STORED RECORDS:
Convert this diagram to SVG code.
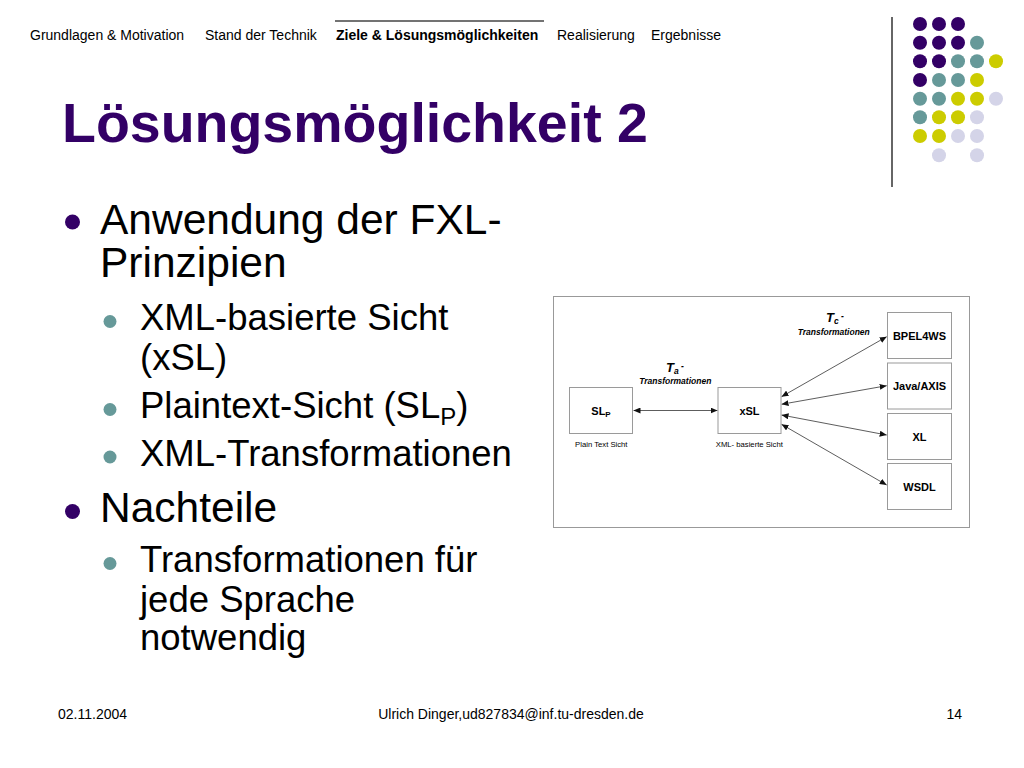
<svg xmlns="http://www.w3.org/2000/svg" width="1024" height="768" viewBox="0 0 1024 768">
<defs>
<style>
text{font-family:"Liberation Sans",Arial,sans-serif;}
.hdr{font-size:14px;fill:#000;}
.hdrb{font-size:14px;font-weight:bold;fill:#000;}
.title{font-size:55.5px;font-weight:bold;fill:#330066;}
.l1{font-size:42.5px;fill:#000;}
.l2{font-size:36.5px;fill:#000;}
.foot{font-size:14px;fill:#000;}
.b1{fill:#330066;}
.b2{fill:#669999;}
.pu{fill:#330066;}.te{fill:#669999;}.ye{fill:#cccc00;}.la{fill:#d4d4e8;}
.box{fill:#fff;stroke:#9a9a9a;stroke-width:1;}
.lbl{font-size:11px;font-weight:bold;fill:#000;text-anchor:middle;}
.cap{font-size:7.7px;fill:#000;text-anchor:middle;}
.tr{font-size:8.5px;font-weight:bold;font-style:italic;fill:#000;text-anchor:middle;}
.tt{font-size:13px;font-weight:bold;font-style:italic;fill:#000;}
.conn{stroke:#333;stroke-width:0.8;fill:none;marker-start:url(#ah);marker-end:url(#ah);}
</style>
<marker id="ah" markerUnits="userSpaceOnUse" markerWidth="7" markerHeight="6" refX="7" refY="3" orient="auto-start-reverse">
<path d="M0,0 L7,3 L0,6 z" fill="#111"/>
</marker>
</defs>
<rect width="1024" height="768" fill="#fff"/>

<!-- header navigation -->
<g id="header">
<text class="hdr" x="30" y="40">Grundlagen &amp; Motivation</text>
<text class="hdr" x="205" y="40">Stand der Technik</text>
<text class="hdrb" x="336" y="40">Ziele &amp; Lösungsmöglichkeiten</text>
<text class="hdr" x="557" y="40">Realisierung</text>
<text class="hdr" x="651" y="40">Ergebnisse</text>
<line x1="335" y1="21" x2="544" y2="21" stroke="#444" stroke-width="1.5"/>
</g>

<!-- decoration -->
<g id="decoration">
<line x1="892" y1="17" x2="892" y2="187" stroke="#333" stroke-width="1.5"/>
<circle class="pu" cx="920" cy="24" r="7"/><circle class="pu" cx="939" cy="24" r="7"/><circle class="pu" cx="958" cy="24" r="7"/>
<circle class="pu" cx="920" cy="42.7" r="7"/><circle class="pu" cx="939" cy="42.7" r="7"/><circle class="pu" cx="958" cy="42.7" r="7"/><circle class="te" cx="977" cy="42.7" r="7"/>
<circle class="pu" cx="920" cy="61.3" r="7"/><circle class="pu" cx="939" cy="61.3" r="7"/><circle class="te" cx="958" cy="61.3" r="7"/><circle class="te" cx="977" cy="61.3" r="7"/><circle class="ye" cx="996" cy="61.3" r="7"/>
<circle class="pu" cx="920" cy="80" r="7"/><circle class="te" cx="939" cy="80" r="7"/><circle class="te" cx="958" cy="80" r="7"/><circle class="ye" cx="977" cy="80" r="7"/>
<circle class="te" cx="920" cy="98.7" r="7"/><circle class="te" cx="939" cy="98.7" r="7"/><circle class="ye" cx="958" cy="98.7" r="7"/><circle class="ye" cx="977" cy="98.7" r="7"/><circle class="la" cx="996" cy="98.7" r="7"/>
<circle class="te" cx="920" cy="117.3" r="7"/><circle class="ye" cx="939" cy="117.3" r="7"/><circle class="ye" cx="958" cy="117.3" r="7"/><circle class="la" cx="977" cy="117.3" r="7"/>
<circle class="ye" cx="920" cy="136" r="7"/><circle class="ye" cx="939" cy="136" r="7"/><circle class="la" cx="958" cy="136" r="7"/><circle class="la" cx="977" cy="136" r="7"/>
<circle class="la" cx="939" cy="155.3" r="7"/><circle class="la" cx="977" cy="155.3" r="7"/>
</g>

<!-- title -->
<text class="title" x="62" y="142">Lösungsmöglichkeit 2</text>

<!-- bullet list -->
<g id="bullets">
<circle class="b1" cx="72.5" cy="222" r="7.5"/>
<text class="l1" x="100" y="234">Anwendung der FXL-</text>
<text class="l1" x="100" y="277">Prinzipien</text>
<circle class="b2" cx="110" cy="321.5" r="6.5"/>
<text class="l2" x="140" y="330">XML-basierte Sicht</text>
<text class="l2" x="140" y="370">(xSL)</text>
<circle class="b2" cx="110" cy="409.5" r="6.5"/>
<text class="l2" x="140" y="418">Plaintext-Sicht (SL<tspan font-size="24" dy="7">P</tspan><tspan dy="-7">)</tspan></text>
<circle class="b2" cx="110" cy="457" r="6.5"/>
<text class="l2" x="140" y="466">XML-Transformationen</text>
<circle class="b1" cx="72.5" cy="511.5" r="7.5"/>
<text class="l1" x="100" y="522">Nachteile</text>
<circle class="b2" cx="110" cy="563.5" r="6.5"/>
<text class="l2" x="140" y="572">Transformationen für</text>
<text class="l2" x="140" y="612">jede Sprache</text>
<text class="l2" x="140" y="650">notwendig</text>
</g>

<!-- diagram -->
<g id="diagram">
<rect x="553.5" y="296.5" width="416" height="231" fill="#fff" stroke="#999" stroke-width="1"/>

<g id="connectors">
<line class="conn" x1="633.5" y1="410.5" x2="717.5" y2="410.5"/>
<line class="conn" x1="781.5" y1="396.7" x2="886.7" y2="336.7"/>
<line class="conn" x1="781.5" y1="404.3" x2="886.7" y2="385.7"/>
<line class="conn" x1="781.5" y1="415" x2="886.7" y2="435"/>
<line class="conn" x1="781.5" y1="424.3" x2="886.7" y2="485"/>
</g>

<g id="n-slp">
<rect class="box" x="569.5" y="387.5" width="63" height="46"/>
<text class="lbl" x="601" y="415">SL<tspan font-size="8" dy="2">P</tspan></text>
<text class="cap" x="601.3" y="446.7">Plain Text Sicht</text>
</g>
<g id="n-xsl">
<rect class="box" x="718" y="387.5" width="63" height="46"/>
<text class="lbl" x="749.5" y="415">xSL</text>
<text class="cap" x="749.3" y="446.7">XML- basierte Sicht</text>
</g>
<g id="n-bpel">
<rect class="box" x="887.5" y="312.5" width="64" height="46"/>
<text class="lbl" x="919.5" y="339.5">BPEL4WS</text>
</g>
<g id="n-java">
<rect class="box" x="887.5" y="363" width="64" height="46"/>
<text class="lbl" x="919.5" y="390">Java/AXIS</text>
</g>
<g id="n-xl">
<rect class="box" x="887.5" y="413.5" width="64" height="46"/>
<text class="lbl" x="919.5" y="440.5">XL</text>
</g>
<g id="n-wsdl">
<rect class="box" x="887.5" y="463.5" width="64" height="46"/>
<text class="lbl" x="919.5" y="490.5">WSDL</text>
</g>

<g id="label-ta">
<text class="tt" x="666" y="372">T<tspan font-size="8.5" dy="2">a</tspan><tspan font-size="8.5" dy="-5"> -</tspan></text>
<text class="tr" x="675.3" y="384">Transformationen</text>
</g>
<g id="label-tc">
<text class="tt" x="826" y="321.5">T<tspan font-size="8.5" dy="2">c</tspan><tspan font-size="8.5" dy="-5"> -</tspan></text>
<text class="tr" x="833.7" y="334.5">Transformationen</text>
</g>
</g>

<!-- footer -->
<g id="footer">
<text class="foot" x="58" y="719">02.11.2004</text>
<text class="foot" x="511" y="719" text-anchor="middle">Ulrich Dinger,ud827834@inf.tu-dresden.de</text>
<text class="foot" x="962" y="719" text-anchor="end">14</text>
</g>
</svg>
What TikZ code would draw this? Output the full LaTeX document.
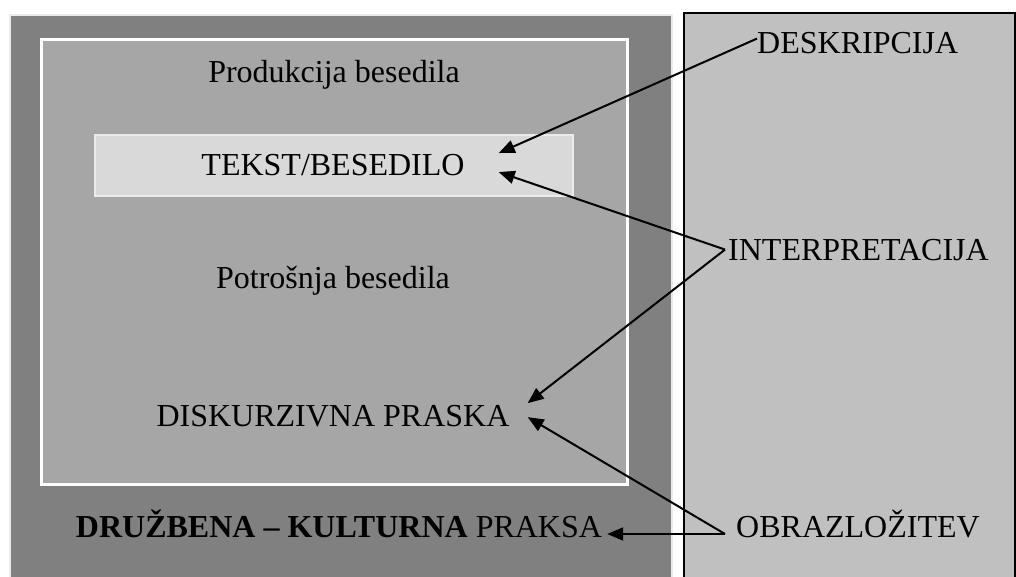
\documentclass[tikz,border=0pt]{standalone}
\usepackage{fontspec}
\setmainfont{Liberation Serif}
\usetikzlibrary{arrows.meta}

\definecolor{darkpane}{HTML}{808080}
\definecolor{midpane}{HTML}{A6A6A6}
\definecolor{textpane}{HTML}{D9D9D9}
\definecolor{sidepane}{HTML}{C0C0C0}

\begin{document}
\begin{tikzpicture}[x = 1pt, y = -1pt,
    txt/.style = {inner sep = 0, font = \fontsize{32}{37}\selectfont},
    pointer/.style = {-{Triangle[length = 16pt, width = 13pt]}, line width = 2pt}]
  \useasboundingbox (0,0) rectangle (1016,576);
  \fill [white] (0,0) rectangle (1016,576);

  % panes
  \draw [draw = black!8, line width = 2pt, fill = darkpane] (10,15) rectangle (672,590);
  \draw [draw = white, line width = 3pt, fill = midpane] (41,39) rectangle (627,484);
  \draw [draw = black!8, line width = 1.5pt, fill = textpane] (95,135) rectangle (573,196);
  \draw [line width = 1.5pt, fill = sidepane] (684,13) rectangle (1015,590);

  % texts
  \node [txt, anchor = base] (prod) at (334,82) {Produkcija besedila};
  \node [txt, anchor = base, inner xsep = 34pt] (tekst) at (333,175) {TEKST/BESEDILO};
  \node [txt, anchor = base] (potr) at (333,288) {Potrošnja besedila};
  \node [txt, anchor = base, inner xsep = 18pt] (disk) at (333,426) {DISKURZIVNA PRASKA};
  \node [txt, anchor = base, inner xsep = 5pt] (druzb) at (339,537)
        {\textbf{DRUŽBENA – KULTURNA} PRAKSA};
  \node [txt, anchor = base west] (deskr) at (757,53) {DESKRIPCIJA};
  \node [txt, anchor = base west, inner xsep = 3pt] (interp) at (725,260) {INTERPRETACIJA};
  \node [txt, anchor = base west, inner xsep = 11pt] (obr) at (725,537) {OBRAZLOŽITEV};

  % arrows
  \draw [pointer] ([yshift = 4pt]deskr.west) -- ([yshift = 11.5pt]tekst.east);
  \draw [pointer] (interp.west) -- ([yshift = -7.5pt]tekst.east);
  \draw [pointer] (interp.west) -- ([yshift = 12.5pt]disk.east);
  \draw [pointer] ([yshift = 3pt]obr.base west) -- ([yshift = -1.5pt]disk.east);
  \draw [pointer] ([yshift = 3pt]obr.base west) -- ([yshift = 3pt]druzb.base east);
\end{tikzpicture}
\end{document}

WHAT IS BEING ASKED:
Count the lines above that contain the word "draw", and give only that number.

ANSWER TO THE TASK:
10